I haven't blogged for a bit, so today turns out to be a good day to blog. We had a great time this weekend with our friends, Steve, Liz, and Nash (and Lexi too of course), that finally joined us up in Salt Lake. Cornia even showed up at their house! He's got a great reggae band, "Carlos Cornia" that I actually have yet to see in person, but want to really bad. We went to eat at Settebello, mmmm, that's all that needs to be said about that :-)

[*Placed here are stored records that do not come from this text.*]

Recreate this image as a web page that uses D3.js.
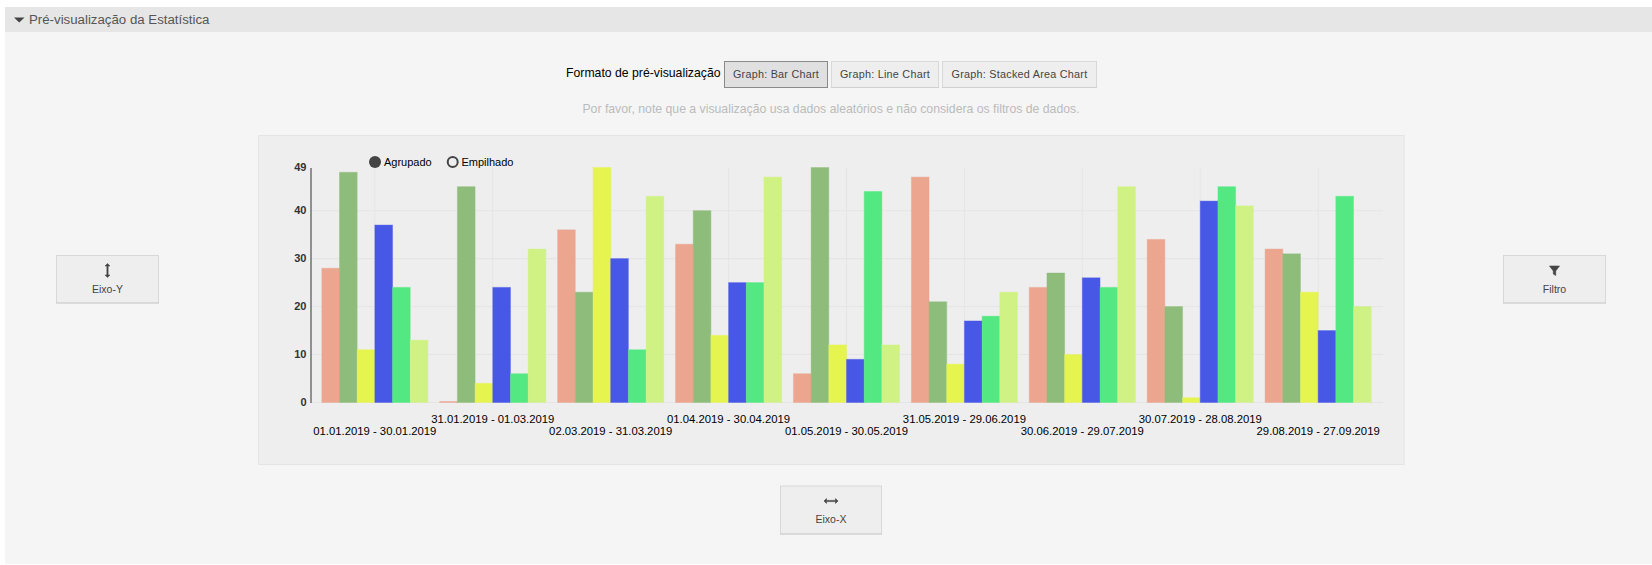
<!DOCTYPE html>
<html>
<head>
<meta charset="utf-8">
<script src="https://cdn.jsdelivr.net/npm/d3@7/dist/d3.min.js"></script>
<style>
  html, body { margin: 0; padding: 0; background: #fff; overflow: hidden; }
  svg { display: block; font-family: "Liberation Sans", Arial, sans-serif; }
  .y-axis text { font-size: 11px; font-weight: bold; fill: #333; }
  .x-axis text { font-size: 11.3px; fill: #000; }
</style>
</head>
<body>
<div id="chart"></div>
<script>
// periods on the x axis
const periods = [
  "01.01.2019 - 30.01.2019", "31.01.2019 - 01.03.2019", "02.03.2019 - 31.03.2019",
  "01.04.2019 - 30.04.2019", "01.05.2019 - 30.05.2019", "31.05.2019 - 29.06.2019",
  "30.06.2019 - 29.07.2019", "30.07.2019 - 28.08.2019", "29.08.2019 - 27.09.2019"
];

// one list per bar colour
const seriesA = [28, 0, 36, 33, 6, 47, 24, 34, 32];
const seriesB = [48, 45, 23, 40, 49, 21, 27, 20, 31];
const seriesC = [11, 4, 49, 14, 12, 8, 10, 1, 23];
const seriesD = [37, 24, 30, 25, 9, 17, 26, 42, 15];
const seriesE = [24, 6, 11, 25, 44, 18, 24, 45, 43];
const seriesF = [13, 32, 43, 47, 12, 23, 45, 41, 20];
const allSeries = [seriesA, seriesB, seriesC, seriesD, seriesE, seriesF];
const seriesColors = ["#eca68f", "#8ebc7b", "#e5f44f", "#4858e6", "#54e882", "#d0f284"];

const yTicks = [0, 10, 20, 30, 40, 49];
const formatButtons = ["Graph: Bar Chart", "Graph: Line Chart", "Graph: Stacked Area Chart"];

const width = 1652;
const height = 565;

const svg = d3.select("#chart").append("svg")
  .attr("width", width)
  .attr("height", height);

// page panel and header
svg.append("rect").attr("x", 5).attr("y", 7).attr("width", width - 5).attr("height", 557).attr("fill", "#f5f5f5");
svg.append("rect").attr("x", 5).attr("y", 7).attr("width", width - 5).attr("height", 25).attr("fill", "#e6e6e6");
svg.append("path").attr("d", "M14,17.5L24.5,17.5L19.2,22.5Z").attr("fill", "#444");
svg.append("text").attr("x", 29).attr("y", 23.5)
  .attr("font-size", 13.25).attr("fill", "#555")
  .text("Pré-visualização da Estatística");

// format row
svg.append("text").attr("x", 566).attr("y", 77)
  .attr("font-size", 12.25).attr("fill", "#000")
  .text("Formato de pré-visualização");

function button(x, y, w, h, active) {
  const g = svg.append("g");
  g.append("rect")
    .attr("x", x + 0.5).attr("y", y + 0.5)
    .attr("width", w - 1).attr("height", h - 1)
    .attr("fill", active ? "#e0e0e0" : "#eeeeee")
    .attr("stroke", active ? "#8a8a8a" : "#d8d8d8");
  g.append("line")
    .attr("x1", x).attr("x2", x + w)
    .attr("y1", y + h - 0.5).attr("y2", y + h - 0.5)
    .attr("stroke", active ? "#8a8a8a" : "#cfcfcf");
  return g;
}

const formatX = [[724, 104], [831, 108], [942, 155]];
formatButtons.forEach((label, i) => {
  const g = button(formatX[i][0], 61, formatX[i][1], 27, i === 0);
  g.append("text")
    .attr("x", formatX[i][0] + formatX[i][1] / 2).attr("y", 77.5)
    .attr("text-anchor", "middle")
    .attr("font-size", 10.8).attr("letter-spacing", 0.25).attr("fill", "#444")
    .text(label);
});

svg.append("text").attr("x", 831).attr("y", 112.5)
  .attr("text-anchor", "middle")
  .attr("font-size", 12.25).attr("fill", "#bbb")
  .text("Por favor, note que a visualização usa dados aleatórios e não considera os filtros de dados.");

// chart panel
svg.append("rect")
  .attr("x", 258.5).attr("y", 135.5)
  .attr("width", 1145.5).attr("height", 329)
  .attr("fill", "#eeeeee").attr("stroke", "#e4e4e4");

// scales
const x0 = d3.scaleBand()
  .domain(periods)
  .range([310, 1383])
  .paddingInner(0.1)
  .paddingOuter(0.1);

const x1 = d3.scaleBand()
  .domain(d3.range(allSeries.length))
  .range([0, x0.bandwidth()]);

const y = d3.scaleLinear()
  .domain([0, 49])
  .range([402.5, 167.5]);

// grid
svg.append("g").selectAll("line")
  .data(periods)
  .join("line")
    .attr("x1", d => x0(d) + x0.bandwidth() / 2)
    .attr("x2", d => x0(d) + x0.bandwidth() / 2)
    .attr("y1", y(49)).attr("y2", y(0))
    .attr("stroke", "#e5e5e5");

svg.append("g").selectAll("line")
  .data(yTicks.filter(d => d < 49))
  .join("line")
    .attr("x1", 310).attr("x2", 1383)
    .attr("y1", d => y(d)).attr("y2", d => y(d))
    .attr("stroke", "#e5e5e5");

// bars
allSeries.forEach((values, s) => {
  svg.append("g")
    .selectAll("rect")
    .data(values)
    .join("rect")
      .attr("x", (d, i) => x0(periods[i]) + x1(s))
      .attr("width", x1.bandwidth())
      .attr("y", d => y(0) - Math.max(y(0) - y(d), 1))
      .attr("height", d => Math.max(y(0) - y(d), 1))
      .attr("fill", seriesColors[s])
      .attr("stroke", seriesColors[s])
      .attr("stroke-opacity", 0.4);
});

// axes
const yAxis = svg.append("g")
  .attr("class", "y-axis")
  .attr("transform", "translate(310.5,-0.8)")
  .call(d3.axisLeft(y).tickValues(yTicks).tickSize(0).tickPadding(4));
yAxis.select(".domain").attr("stroke", "#333").attr("transform", "translate(0,0.8)");

const xAxis = svg.append("g")
  .attr("class", "x-axis")
  .attr("transform", "translate(0,402.5)")
  .call(d3.axisBottom(x0).tickSize(0));
xAxis.select(".domain").remove();
xAxis.selectAll("text")
  .attr("dy", null)
  .attr("y", (d, i) => i % 2 ? 20.5 : 32.5);

// Agrupado / Empilhado switch
svg.append("circle").attr("cx", 375).attr("cy", 162).attr("r", 6).attr("fill", "#444");
svg.append("text").attr("x", 384).attr("y", 166).attr("font-size", 11).attr("fill", "#000").text("Agrupado");
svg.append("circle").attr("cx", 452.7).attr("cy", 162).attr("r", 5).attr("fill", "none").attr("stroke", "#444").attr("stroke-width", 2);
svg.append("text").attr("x", 461.5).attr("y", 166).attr("font-size", 11).attr("fill", "#000").text("Empilhado");

// axis and filter buttons
function iconButton(bx, by, w, h, label, iconPath) {
  const g = button(bx, by, w, h, false);
  const cx = bx + w / 2;
  g.append("path")
    .attr("transform", `translate(${cx},${by + 15.5})`)
    .attr("d", iconPath)
    .attr("fill", "#444")
    .attr("stroke", "#444")
    .attr("stroke-width", 0.6);
  g.append("text")
    .attr("x", cx).attr("y", by + 37.5)
    .attr("text-anchor", "middle")
    .attr("font-size", 10.5).attr("fill", "#444")
    .text(label);
}

const arrowsV = "M-0.6,-4.5L-0.6,4.5L-2.4,4.5L0,7L2.4,4.5L0.6,4.5L0.6,-4.5L2.4,-4.5L0,-7L-2.4,-4.5Z";
const arrowsH = "M-4.5,-0.6L4.5,-0.6L4.5,-2.4L7,0L4.5,2.4L4.5,0.6L-4.5,0.6L-4.5,2.4L-7,0L-4.5,-2.4Z";
const funnel = "M-5,-4.5L5,-4.5L1.2,0.5L1.2,5L-1.2,3.5L-1.2,0.5Z";

iconButton(56, 255, 103, 48.5, "Eixo-Y", arrowsV);
iconButton(1503, 255, 103, 48.5, "Filtro", funnel);
iconButton(780, 485.5, 102, 49, "Eixo-X", arrowsH);
</script>
</body>
</html>
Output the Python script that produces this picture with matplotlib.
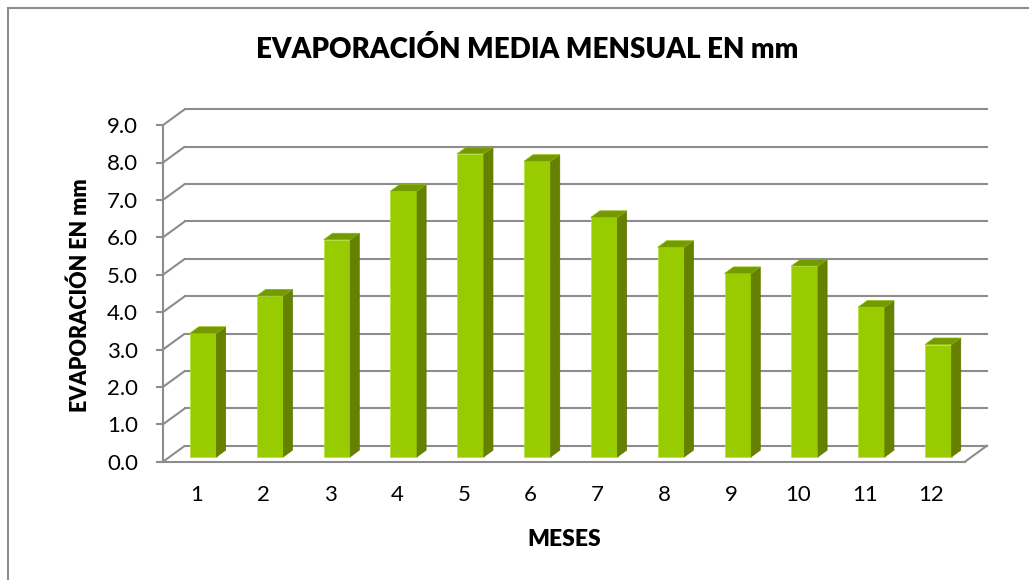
import matplotlib
matplotlib.use("Agg")
import matplotlib.pyplot as plt
from matplotlib.patches import Polygon, Rectangle

# data
months = list(range(1, 13))
evaporation = [3.3, 4.3, 5.8, 7.1, 8.1, 7.9, 6.4, 5.6, 4.9, 5.1, 4.0, 3.0]
y_ticks = [0, 1, 2, 3, 4, 5, 6, 7, 8, 9]

plt.rcParams["font.family"] = ["Lato", "DejaVu Sans"]

W, H = 1029, 580
fig = plt.figure(figsize=(W / 100, H / 100), dpi=100)

# chart area border
fig.patches.append(Rectangle((8 / W, -0.1), 1.2, (H - 8) / H + 0.1,
                             transform=fig.transFigure, fill=False,
                             edgecolor="#8c8c8c", lw=1.5))

# oblique "3D" geometry in data units
px_x, px_y = 66.83, 37.4          # pixels per category / per unit
dxw, dyw = 22 / px_x, 16 / px_y   # wall depth
f0, fd = 0.31, 0.41               # bar start and thickness along depth
bar_w = 0.4
xmin, xmax, ymax = 0.5, 13.0, 9.8

left_px, zero_px = 163, 461.7
ax = fig.add_axes([left_px / W, (H - zero_px) / H,
                   (xmax - xmin) * px_x / W, ymax * px_y / H])
ax.set_xlim(xmin, xmax)
ax.set_ylim(0, ymax)
ax.patch.set_visible(False)

grid_c = "#8c8c8c"
x_end = months[-1] + 0.5
for v in y_ticks:
    ax.plot([xmin, xmin + dxw], [v, v + dyw], color=grid_c, lw=1.5, zorder=1,
            solid_capstyle="butt")
    ax.plot([xmin + dxw, x_end + dxw], [v + dyw, v + dyw], color=grid_c,
            lw=1.5, zorder=1)
# floor right edge
ax.plot([x_end, x_end + dxw], [0, dyw], color=grid_c, lw=1.5, zorder=1)

# bars: front, side, top
ox, oy = f0 * dxw, f0 * dyw
ddx, ddy = fd * dxw, fd * dyw
for m, v in zip(months, evaporation):
    xl = m - bar_w / 2 + ox
    xr = xl + bar_w
    ax.bar(m + ox, v, bottom=oy, width=bar_w, color="#99CC00",
           edgecolor="#b3e33a", lw=0.5, zorder=3)
    side = [(xr, oy), (xr + ddx, oy + ddy), (xr + ddx, oy + v + ddy), (xr, oy + v)]
    top = [(xl, oy + v), (xr, oy + v), (xr + ddx, oy + v + ddy), (xl + ddx, oy + v + ddy)]
    ax.add_patch(Polygon(side, closed=True, facecolor="#668000",
                         edgecolor="#5c7300", lw=0.5, zorder=3))
    ax.add_patch(Polygon(top, closed=True, facecolor="#739A00",
                         edgecolor="#8ab800", lw=0.5, zorder=3))

for s in ["top", "right"]:
    ax.spines[s].set_visible(False)
ax.spines["left"].set_bounds(0, 9)
ax.spines["bottom"].set_bounds(xmin, x_end)
for s in ["left", "bottom"]:
    ax.spines[s].set_color(grid_c)
    ax.spines[s].set_linewidth(1.5)
    ax.spines[s].set_zorder(2)

ax.set_yticks(y_ticks)
ax.set_yticklabels([f"{v:.1f}" for v in y_ticks])
ax.set_xticks(months)
ax.set_xticklabels([str(m) for m in months])
ax.tick_params(axis="y", length=5, width=1.5, color=grid_c, pad=13,
               labelsize=16, labelcolor="black")
ax.tick_params(axis="x", length=0, pad=17, labelsize=16, labelcolor="black")

fig.text(527 / W, 1 - 50 / H, "EVAPORACIÓN MEDIA MENSUAL EN mm",
         ha="center", va="center", fontsize=20, fontweight="heavy")
fig.text(80 / W, 1 - 295 / H, "EVAPORACIÓN EN mm", rotation=90,
         ha="center", va="center", fontsize=15.5, fontweight="heavy")
fig.text(564 / W, 1 - 540 / H, "MESES", ha="center", va="center",
         fontsize=16.5, fontweight="heavy")

fig.savefig("out.png", dpi=100)
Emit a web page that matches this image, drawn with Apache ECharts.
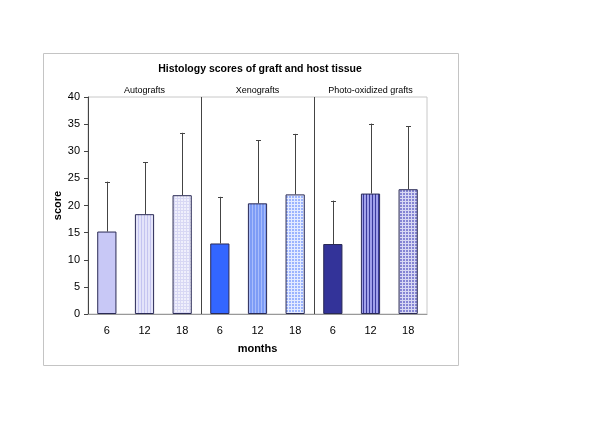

But the main thing that spurred me to post was the movie that Gina and I just got done watching, A Crude Awakening. My favorite part was hearing about Hubbert's Peak because I have learned about it in school already and could relate to it. I highly recommend the movie if you have not seen it

The movie is very well researched and follows along very well with what scientists like Hubbert have been telling us since the 60's and 70's. So far, they've been very close to perfect with their estimations about oil reserves and our obscene exploitation of those reserves. For those of you that remember the 70's gas crunch, that was only a drop in production of crude oil by about 5%. Royal Dutch/Shell announced in 2004 that it really knew of 20 percent fewer oil reserves than they had been reporting up to that point. At the time, 20 percent of just their reserves equated to 3.9 billion barrels of oil valued at $136 Billion at that time. Today that same amount of oil equates to nearly $254 billion at current ~$65/barrel prices. Evidence that our oil reserves are limited is all around us. Many countries are now importing more oil than they are producing and it's not far off for the U.S. either. At the rate we're using it, even all of our "untapped" reserves would not sustain us for very long in a crisis. It's an interesting movie and shows how dependent we are on oil. A change is needed, and there is no silver bullet. No matter the mechanisms that you use (even my beloved biodiesel) we will all have to use less of it and promote sustainability and conservation. Go out and rent this movie, if nothing else, to simply be aware of what is to come in our future.

1 comment:

gina bina said...

I really liked the movie, but it was so frightening to think the future without oil.